# [Task]
For the data below, report only the number of lines containing the string "matplotlib".

# [Information supplied]
************
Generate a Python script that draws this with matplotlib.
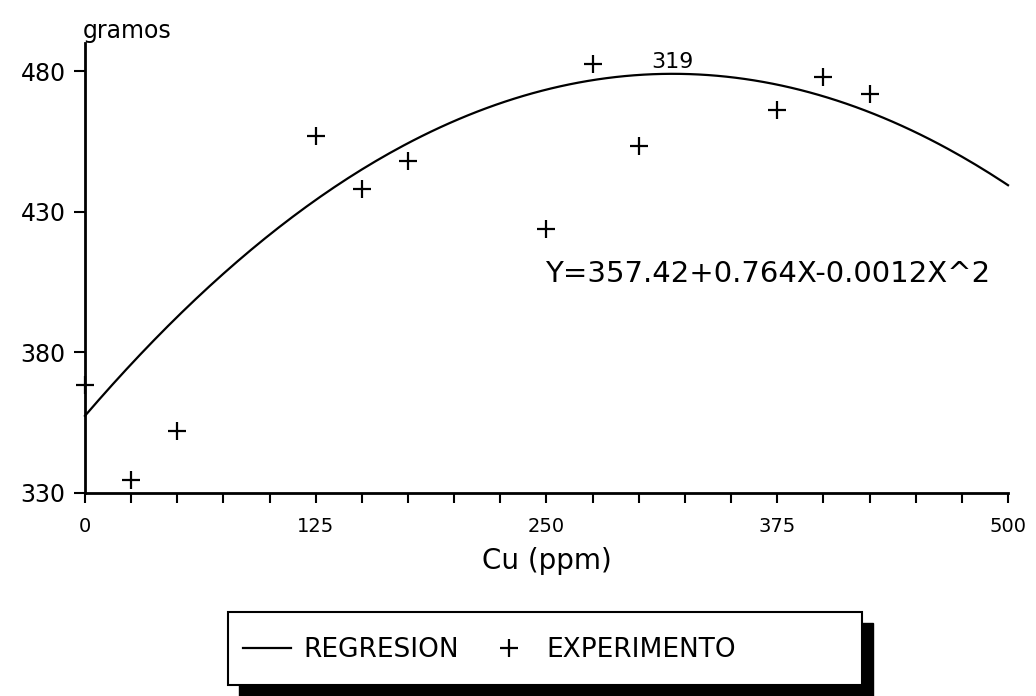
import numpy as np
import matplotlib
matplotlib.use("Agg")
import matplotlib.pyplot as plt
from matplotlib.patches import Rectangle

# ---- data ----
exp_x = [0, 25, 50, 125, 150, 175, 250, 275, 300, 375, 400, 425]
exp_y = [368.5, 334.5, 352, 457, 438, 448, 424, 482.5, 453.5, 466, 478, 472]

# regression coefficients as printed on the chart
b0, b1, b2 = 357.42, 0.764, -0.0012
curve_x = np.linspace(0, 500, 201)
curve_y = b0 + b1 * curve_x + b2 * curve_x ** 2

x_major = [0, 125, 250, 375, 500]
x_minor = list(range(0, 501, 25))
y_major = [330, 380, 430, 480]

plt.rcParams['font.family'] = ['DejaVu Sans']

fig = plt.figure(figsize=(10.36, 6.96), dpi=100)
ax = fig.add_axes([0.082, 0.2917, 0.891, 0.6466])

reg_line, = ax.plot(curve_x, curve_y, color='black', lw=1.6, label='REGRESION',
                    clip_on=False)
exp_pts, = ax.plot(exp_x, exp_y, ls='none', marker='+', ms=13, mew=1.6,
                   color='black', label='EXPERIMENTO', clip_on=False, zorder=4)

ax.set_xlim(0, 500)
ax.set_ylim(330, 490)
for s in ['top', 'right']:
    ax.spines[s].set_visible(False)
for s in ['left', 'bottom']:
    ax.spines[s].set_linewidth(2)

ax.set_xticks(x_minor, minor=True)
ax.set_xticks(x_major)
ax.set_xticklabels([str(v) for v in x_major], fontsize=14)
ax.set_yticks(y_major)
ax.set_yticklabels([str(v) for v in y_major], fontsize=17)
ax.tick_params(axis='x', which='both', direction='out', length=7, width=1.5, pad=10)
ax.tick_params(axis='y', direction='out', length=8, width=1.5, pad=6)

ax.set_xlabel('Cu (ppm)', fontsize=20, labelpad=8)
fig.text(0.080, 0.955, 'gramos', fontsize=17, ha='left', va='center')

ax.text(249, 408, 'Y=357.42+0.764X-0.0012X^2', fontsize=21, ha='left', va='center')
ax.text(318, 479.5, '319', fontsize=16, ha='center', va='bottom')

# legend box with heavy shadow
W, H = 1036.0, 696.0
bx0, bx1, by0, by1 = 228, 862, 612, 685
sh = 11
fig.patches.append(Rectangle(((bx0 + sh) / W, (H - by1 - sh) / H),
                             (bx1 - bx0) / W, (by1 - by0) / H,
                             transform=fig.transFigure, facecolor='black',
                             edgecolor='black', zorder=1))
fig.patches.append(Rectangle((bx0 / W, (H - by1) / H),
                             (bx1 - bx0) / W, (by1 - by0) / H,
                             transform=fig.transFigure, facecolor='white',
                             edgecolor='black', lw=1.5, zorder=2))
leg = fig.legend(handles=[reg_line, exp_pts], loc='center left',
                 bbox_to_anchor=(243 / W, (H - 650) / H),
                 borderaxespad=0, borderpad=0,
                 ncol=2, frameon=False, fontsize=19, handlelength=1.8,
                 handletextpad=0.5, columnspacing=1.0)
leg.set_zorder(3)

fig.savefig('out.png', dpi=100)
************
# [Problem solution]
5